Dutch goldsmith Leo and British jewellery designer and artist Ginnie embarked upon their artistic odyssey in the early 1970s and developed a signature style unlike anything seen before, marked by flowing lines and voluptuous forms resulting from the sculptural repoussé work celebrating the warmth and malleability of gold.
Unlike traditional jewellers, Leo is enamoured by all gemstones and dispenses with the traditional hierarchies of precious and semi-precious, favouring unusual stones with interesting inclusions, colour and character. Enamel is another De Vroomen trademark and the couple were at the forefront of its revival in fine jewellery. As he attests: “I am passionate about our jewellery. To create something innovative, dynamic and beautiful without compromise is always challenging, but the real satisfaction comes from seeing it worn by the right woman with confidence and pleasure.”
Leo, a world-renowned goldsmith from the Netherlands, moved to London in 1965 to lecture at the Central School of Art and Design, where he met his wife Ginnie. He is acclaimed for his skilful interpretation of the repoussé technique and an adventurous approach to enamelling resulting in sculptural, glamorous jewellery. Ginnie studied jewellery design at the Central School of Art and Design (now Central Saint Martins), where she met her tutor and future husband Leo. In addition to teaching art metalwork and designing jewellery, Ginnie’s paintings are now in private collections in Europe and the USA.

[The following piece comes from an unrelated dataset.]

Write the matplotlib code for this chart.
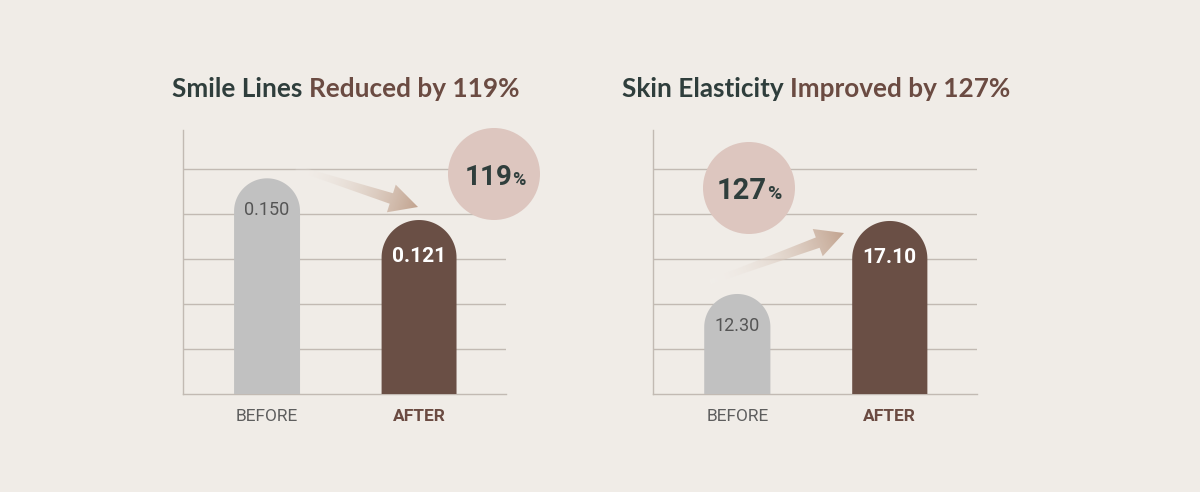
import numpy as np
import matplotlib.pyplot as plt
from matplotlib.patches import Polygon, Circle

# ---------------------------------------------------------------- data
categories = ["BEFORE", "AFTER"]
smile_values = [0.150, 0.121]
smile_labels = ["0.150", "0.121"]
elastic_values = [12.30, 17.10]
elastic_labels = ["12.30", "17.10"]
smile_title = ("Smile Lines ", "Reduced by 119%")
elastic_title = ("Skin Elasticity ", "Improved by 127%")
smile_pct = "119"
elastic_pct = "127"

# ---------------------------------------------------------------- style
W, H = 1200, 492
BG = "#f0ece7"
GRID = "#c2bab3"
GRAY = "#c1c1c1"
BROWN = "#6a4f45"
DARK = "#2f3e3c"
TITLE_BROWN = "#6b4b42"
CIRCLE = "#ddc6bf"
ARROW = np.array([0.76, 0.64, 0.56])
ARROW_TAIL = np.array([0.97, 0.96, 0.95])

fig = plt.figure(figsize=(W / 100, H / 100), dpi=100, facecolor=BG)


def px_rect(x0, y0, x1, y1):
    # image pixel box (y down) -> figure fraction rect
    return [x0 / W, 1 - y1 / H, (x1 - x0) / W, (y1 - y0) / H]


def dome_bar(ax, rect, x, h, w, base, color):
    # bar with a half-circle top, drawn in data coords
    xlo, xhi = ax.get_xlim()
    ylo, yhi = ax.get_ylim()
    px_x = rect[2] * W / (xhi - xlo)
    px_y = rect[3] * H / (yhi - ylo)
    rx = w / 2
    ry = rx * px_x / px_y
    t = np.linspace(0, np.pi, 60)
    xs = np.concatenate([[x + rx], x + rx * np.cos(t), [x - rx]])
    ys = np.concatenate([[base], h - ry + ry * np.sin(t), [base]])
    ax.fill(xs, ys, color=color, lw=0, zorder=3)


def draw_chart(rect, values, labels, ylim, widths):
    ax = fig.add_axes(rect)
    ax.set_facecolor("none")
    ax.set_xlim(-0.553, 1.572)
    ax.set_ylim(*ylim)
    step = (ylim[1] - ylim[0]) * 45 / 264
    ax.set_yticks([ylim[0] + k * step for k in range(1, 6)])
    ax.yaxis.grid(True, color=GRID, lw=1)
    ax.tick_params(axis="y", length=0, labelleft=False)
    ax.tick_params(axis="x", length=0, pad=11)
    for s in ["top", "right"]:
        ax.spines[s].set_visible(False)
    for s in ["left", "bottom"]:
        ax.spines[s].set_color(GRID)
        ax.spines[s].set_linewidth(1)
    ax.set_xticks(range(len(categories)))
    ax.set_xticklabels(categories, family="Roboto", fontsize=12.5)
    tl = ax.get_xticklabels()
    tl[0].set_color("#5e5e5e")
    tl[1].set_color(TITLE_BROWN)
    tl[1].set_fontweight("bold")

    colors = [GRAY, BROWN]
    for i, (v, lab) in enumerate(zip(values, labels)):
        dome_bar(ax, rect, i, v, widths[i], ylim[0], colors[i])
        if i == 0:
            ax.annotate(lab, (i, v), xytext=(0, -23), textcoords="offset points",
                        ha="center", va="center", family="Roboto", fontsize=13,
                        color="#555555", zorder=4)
        else:
            ax.annotate(lab, (i, v), xytext=(0, -26), textcoords="offset points",
                        ha="center", va="center", family="Roboto", fontsize=15,
                        fontweight="bold", color="white", zorder=4)
    return ax


left_rect = px_rect(183, 130, 506, 394)
right_rect = px_rect(653, 130, 977, 394)
draw_chart(left_rect, smile_values, smile_labels, (0, 0.1836), [0.434, 0.493])
draw_chart(right_rect, elastic_values, elastic_labels, (5.725, 23.08), [0.434, 0.493])

# ---------------------------------------------------------------- overlay (pixel coords)
ov = fig.add_axes([0, 0, 1, 1], zorder=5)
ov.set_xlim(0, W)
ov.set_ylim(H, 0)
ov.axis("off")
ov.patch.set_alpha(0)
renderer = fig.canvas.get_renderer()


def segments(cx, y, parts):
    texts = [ov.text(0, y, s, va="baseline", ha="left", **kw) for s, kw in parts]
    widths = [t.get_window_extent(renderer).width for t in texts]
    x = cx - sum(widths) / 2
    for t, w in zip(texts, widths):
        t.set_x(x)
        x += w


def grad_arrow(tail, tip, head_len=28, head_half=14.5, shaft_half=5.5, tail_half=2.5):
    t = np.array(tail, float)
    p = np.array(tip, float)
    d = p - t
    L = np.hypot(*d)
    u = d / L
    n = np.array([-u[1], u[0]])
    b = p - u * head_len
    pts = np.array([t + n * tail_half, b + n * shaft_half, b + n * head_half, p,
                    b - n * head_half, b - n * shaft_half, t - n * tail_half])
    x0, y0 = pts.min(axis=0) - 2
    x1, y1 = pts.max(axis=0) + 2
    X, Y = np.meshgrid(np.linspace(x0, x1, 200), np.linspace(y0, y1, 200))
    s = np.clip(((X - t[0]) * u[0] + (Y - t[1]) * u[1]) / L, 0, 1)
    rgba = np.zeros(X.shape + (4,))
    rgba[..., :3] = ARROW_TAIL + (ARROW - ARROW_TAIL) * s[..., None]
    rgba[..., 3] = 0.15 + 0.85 * s
    poly = Polygon(pts, closed=True, fc="none", ec="none", transform=ov.transData)
    ov.add_patch(poly)
    im = ov.imshow(rgba, extent=(x0, x1, y0, y1), origin="lower", aspect="auto",
                   interpolation="bilinear")
    im.set_clip_path(poly)


grad_arrow((296, 168), (418, 207))
grad_arrow((710, 282), (844, 233))
ov.set_xlim(0, W)
ov.set_ylim(H, 0)

ov.add_patch(Circle((494, 174), 46, fc=CIRCLE, ec="none"))
ov.add_patch(Circle((749, 188), 46, fc=CIRCLE, ec="none"))

title_kw = dict(family="Lato", fontweight="bold", fontsize=18.8)
segments(346, 97, [(smile_title[0], dict(color=DARK, **title_kw)),
                   (smile_title[1], dict(color=TITLE_BROWN, **title_kw))])
segments(816, 97, [(elastic_title[0], dict(color=DARK, **title_kw)),
                   (elastic_title[1], dict(color=TITLE_BROWN, **title_kw))])

pct_kw = dict(family="Roboto", fontweight="bold", color=DARK)
segments(495, 185, [(smile_pct, dict(fontsize=20, **pct_kw)),
                    ("%", dict(fontsize=13, **pct_kw))])
segments(749, 199, [(elastic_pct, dict(fontsize=21, **pct_kw)),
                    ("%", dict(fontsize=14, **pct_kw))])

fig.savefig("out.png", dpi=100, facecolor=BG)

The Goldsmiths’ Company is a hallowed British institution devoted to supporting activities related to precious metals and jewellery crafts through training, education and promotion. Responsible since 1300 for testing the quality of gold and silver, it also funds apprenticeships for would-be jewellers and silversmiths and is home to the largest collection of silver in the UK, dating from the 14th century to the present day.